Community exchanges have come to be a valuable way to share knowledge, discuss opinions, and explore options relating to a community's way of life. During a stay in Batu Puteh in 2009, Ulu Papar community researchers discovered a host of things about the indigenous Orang Sungai people, including their involvement in MESCOT, an ecotourism initiative run wholly by the community. This visit was similar to an exchange that occurred in December 2010 in terms of the opportunity it provided to learn about the work of their peers when a team of Ulu Papar and Bundu Tuhan community researchers visited the HUTAN-Kinabatangan Orang-utan Conservation Programme based in Sukau. There they were exposed to the community’s innovative approach to sustainable fisheries, gained firsthand experience on field research techniques and visited a community reforestation site.
Other exchanges have afforded community researchers the chance to share their own experiences, as was the case in 2008 during a visit to Ulu Senagang-Mongool where they conducted an introductory training workshop on participatory resource monitoring methods, related to the identification of Ulu Senagang as a potential community use zone for the Crocker Range Park, a status shared by Ulu Papar. In a different approach, communities of Bundu Tuhan and Kiau Nuluh visited Ulu Papar, where time was spent exploring issues of community forest management and cultural continuity.
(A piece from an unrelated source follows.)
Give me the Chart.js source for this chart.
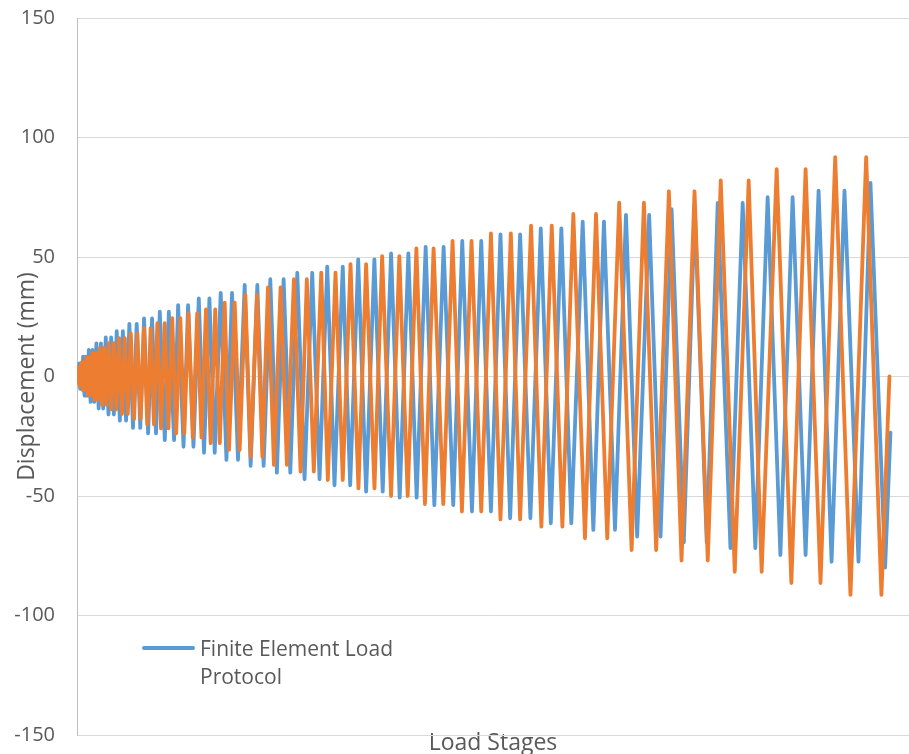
<!doctype html>
<html>
	<head>
		<meta charset="UTF-8" />
		<script src="https://cdn.jsdelivr.net/npm/chart.js"></script>
		<style type="text/css">
			body{margin:0;background:#fff;}
			.chartBox{position:relative;width:909px;height:754px;}
			.legendBox{position:absolute;left:142px;top:634px;display:flex;align-items:flex-start;
				font-family:"Open Sans",sans-serif;font-size:21px;line-height:28px;color:#595959;}
			.legendLine{display:inline-block;width:53px;height:4px;margin-top:12px;border-radius:2px;}
			.legendText{width:210px;margin-left:5px;}
		</style>
	</head>
	<body>
		<div class="chartBox">
			<canvas id="loadChart" width="909" height="754"></canvas>
			<div class="legendBox" id="legendBox"></div>
		</div>
		<script>
			// load stage of each peak, and displacement (mm) at that peak
			const blueStage = [
				0,
				2, 8, 13, 19,
				27, 38, 49, 59,
				72, 89, 104, 121,
				140, 161, 183, 205,
				230, 257, 284, 311,
				341, 373, 405, 437,
				471, 508, 544, 582,
				621, 664, 708, 750,
				795, 843, 890, 937,
				982, 1041, 1089, 1151,
				1199, 1263, 1317, 1381,
				1444, 1506, 1570, 1633,
				1704, 1772, 1838, 1909,
				1988, 2059, 2138, 2213,
				2292, 2370, 2450, 2529,
				2612, 2698, 2789, 2876,
				2967, 3053, 3151, 3239,
				3334, 3428, 3526, 3625,
				3724, 3826, 3929, 4027,
				4134, 4237, 4347, 4461,
				4568, 4683, 4793, 4908,
				5021, 5136, 5254, 5376,
				5499, 5618, 5743, 5861,
				5996, 6122, 6248, 6379,
				6509, 6642, 6784, 6919,
				7050, 7195, 7325, 7467,
				7597, 7748, 7893, 8043,
				8189, 8340, 8485, 8639,
				8793, 8947, 9100, 9266,
				9408, 9582,
				9645
			];
			const blueDisp = [
				0,
				2.7, -2.5, 2.7, -2.5,
				5.5, -5.2, 5.5, -5.2,
				8.3, -8, 8.3, -8,
				11.1, -10.6, 11.1, -10.6,
				13.9, -13.4, 13.9, -13.4,
				16.4, -15.9, 16.4, -15.9,
				19, -18.5, 19, -18.5,
				22, -21.5, 22, -21.5,
				24.3, -23.8, 24.3, -23.8,
				27.1, -26.6, 27.1, -26.6,
				29.9, -29.4, 29.9, -29.4,
				32.7, -31.9, 32.7, -31.9,
				35, -34.9, 35, -34.9,
				38.3, -37.4, 38.3, -37.4,
				40.7, -40.2, 40.7, -40.2,
				43.4, -43, 43.4, -43,
				46, -45.5, 46, -45.5,
				49, -48.2, 49, -48.2,
				51.5, -50.7, 51.5, -50.7,
				54.2, -53.8, 54.2, -53.8,
				56.7, -56.5, 56.7, -56.5,
				59.5, -59.3, 59.5, -59.3,
				62, -61.4, 62, -61.4,
				64.8, -64.2, 64.8, -64.2,
				67.6, -67, 67.6, -67,
				70, -69.4, 70, -69.4,
				72.6, -71.8, 72.6, -71.8,
				75, -74.7, 75, -74.7,
				77.8, -77.5, 77.8, -77.5,
				81, -80,
				-23.5
			];
			const orangeStage = [
				0,
				2, 6, 11, 15,
				21, 30, 39, 47,
				58, 71, 84, 97,
				112, 129, 146, 163,
				182, 204, 225, 247,
				271, 297, 322, 348,
				376, 406, 436, 467,
				499, 533, 567, 602,
				638, 677, 716, 755,
				794, 833, 873, 912,
				953, 996, 1040, 1084,
				1129, 1176, 1225, 1272,
				1322, 1373, 1425, 1476,
				1529, 1585, 1639, 1693,
				1751, 1802, 1870, 1929,
				1996, 2059, 2134, 2198,
				2264, 2335, 2414, 2489,
				2572, 2651, 2725, 2808,
				2896, 2974, 3065, 3151,
				3243, 3337, 3428, 3527,
				3618, 3724, 3822, 3921,
				4024, 4126, 4228, 4343,
				4453, 4564, 4678, 4793,
				4908, 5021, 5144, 5254,
				5384, 5506, 5629, 5755,
				5885, 6023, 6154, 6287,
				6429, 6576, 6722, 6867,
				7018, 7168, 7322, 7479,
				7633, 7799, 7964, 8118,
				8296, 8470, 8639, 8816,
				8990, 9171, 9357, 9538,
				9633
			];
			const orangeDisp = [
				0,
				2, -1.9, 2, -1.9,
				4, -3.8, 4, -3.8,
				6, -5.8, 6, -5.8,
				8, -7.8, 8, -7.8,
				10, -9.8, 10, -9.8,
				12, -11.8, 12, -11.8,
				14, -13.7, 14, -13.7,
				16, -15.7, 16, -15.7,
				18, -17.7, 18, -17.7,
				20.2, -20, 20.2, -20,
				22.3, -21.7, 22.3, -21.7,
				24.4, -23.8, 24.4, -23.8,
				26.4, -25.5, 26.4, -25.5,
				28.1, -27.9, 28.1, -27.9,
				30.9, -30.7, 30.9, -30.7,
				34.1, -33.5, 34.1, -33.5,
				37.3, -37, 37.3, -37,
				40.7, -39.8, 40.7, -39.8,
				43.5, -43.3, 43.5, -43.3,
				47, -46.8, 47, -46.8,
				50.4, -50, 50.4, -50,
				53.6, -53.4, 53.6, -53.4,
				56.7, -56.5, 56.7, -56.5,
				59.9, -59.8, 59.9, -59.8,
				63.1, -62.8, 63.1, -62.8,
				68, -67.7, 68, -67.7,
				72.7, -72.6, 72.7, -72.6,
				77.5, -77, 77.5, -77,
				82, -81.7, 82, -81.7,
				86.8, -86.4, 86.8, -86.4,
				91.8, -91.4, 91.8, -91.4,
				0
			];
			const yTicks = [-150, -100, -50, 0, 50, 100, 150];
			const blueLabel = 'Finite Element Load Protocol';

			const tickFont = { family: '"Open Sans", sans-serif', size: 20 };
			const titleFont = { family: '"Open Sans", sans-serif', size: 23 };
			const grey = '#595959';

			const data = {
				datasets: [{
					label: blueLabel,
					data: blueStage.map((s, i) => ({ x: s, y: blueDisp[i] })),
					borderColor: '#5B9BD5',
					order: 1
				}, {
					label: '',
					data: orangeStage.map((s, i) => ({ x: s, y: orangeDisp[i] })),
					borderColor: '#ED7D31',
					order: 0
				}]
			};
			data.datasets.forEach(d => {
				d.showLine = true;
				d.borderWidth = 3.8;
				d.pointRadius = 0;
				d.borderJoinStyle = 'round';
				d.borderCapStyle = 'round';
			});

			const config = {
				type: 'scatter',
				data,
				options: {
					responsive: false,
					animation: false,
					layout: { padding: { top: 18, left: 0, right: 0, bottom: 0 } },
					plugins: { legend: { display: false }, tooltip: { enabled: false } },
					scales: {
						x: {
							type: 'linear',
							min: 0,
							max: 9865,
							ticks: { display: false, stepSize: 1000 },
							grid: {
								drawTicks: false,
								color: c => (c.tick && c.tick.value % 1000 === 0) ? '#d9d9d9' : 'rgba(0,0,0,0)'
							},
							border: { color: '#d9d9d9' },
							title: { display: true, text: 'Load Stages', color: grey, font: titleFont, padding: { top: 0, bottom: -3 } },
							afterFit: s => { s.height = 19; }
						},
						y: {
							min: yTicks[0],
							max: yTicks[yTicks.length - 1],
							afterBuildTicks: s => { s.ticks = yTicks.map(v => ({ value: v })); },
							ticks: { color: grey, font: tickFont, padding: 22 },
							grid: { drawTicks: false, color: '#d9d9d9' },
							border: { color: '#bfbfbf' },
							title: { display: true, text: 'Displacement (mm)', color: grey, font: titleFont, padding: { top: 14, bottom: 0 } },
							// the tick padding should not push the plot down from the top
							afterFit: s => { s.width = 77; s.paddingTop = 0; s.paddingBottom = 0; }
						}
					}
				}
			};

			const loadChart = new Chart(document.getElementById('loadChart'), config);

			// legend shows only the finite element series, as in the original
			const ds = loadChart.data.datasets[0];
			document.getElementById('legendBox').innerHTML =
				'<span class="legendLine" style="background:' + ds.borderColor + '"></span>' +
				'<div class="legendText">' + ds.label + '</div>';
		</script>
	</body>
</html>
A distinctive focus of community exchanges is the sharing of participatory field methods. Over the course of 2009 and 2010, exchanges between the three villages of Buayan, Bundu Tuhan and Kiau Nuluh were held to develop the capacity of community researchers through a peer to peer learning platform. Community researchers learned how to make short videos highlighting conservation issues affecting their communities. The benefit of learning these skills was reinforced during a visit by Artiso Mandawa (from ALDAW, a community organization in Palawan, Philippines), who showed a community-made film that carried the voice of his people telling the story of their fight for community rights over ancestral lands in Palawan . Apart from filmmaking, community researchers also trained in participatory photography, that culminated in an exhibition in July 2010 featuring their photos, captioned with stories about their home villages, traditional ways of life and biocultural values of natural landscapes of Ulu Papar, Bundu Tuhan and Kiau Nuluh.
A different type of community exchange took place in 2009. A collaborative initiative to assess the status of community conserved areas in Sabah brought together community members from 16 areas across Sabah to discuss the concept of Indigneous Peoples’ and Community Conserved Areas (ICCAs), identify existing and potential ICCAs in Sabah and come up with recommendations for how these areas can be supported.
Whether about field methods, visual techniques or cultural heritage, community exchanges are an amazingly powerful platform for action. It is within this environment of peer to peer sharing that alliances are forged, support rendered and received, and as the process matures, problem-solving starts to become a collective movement and a call to joint action.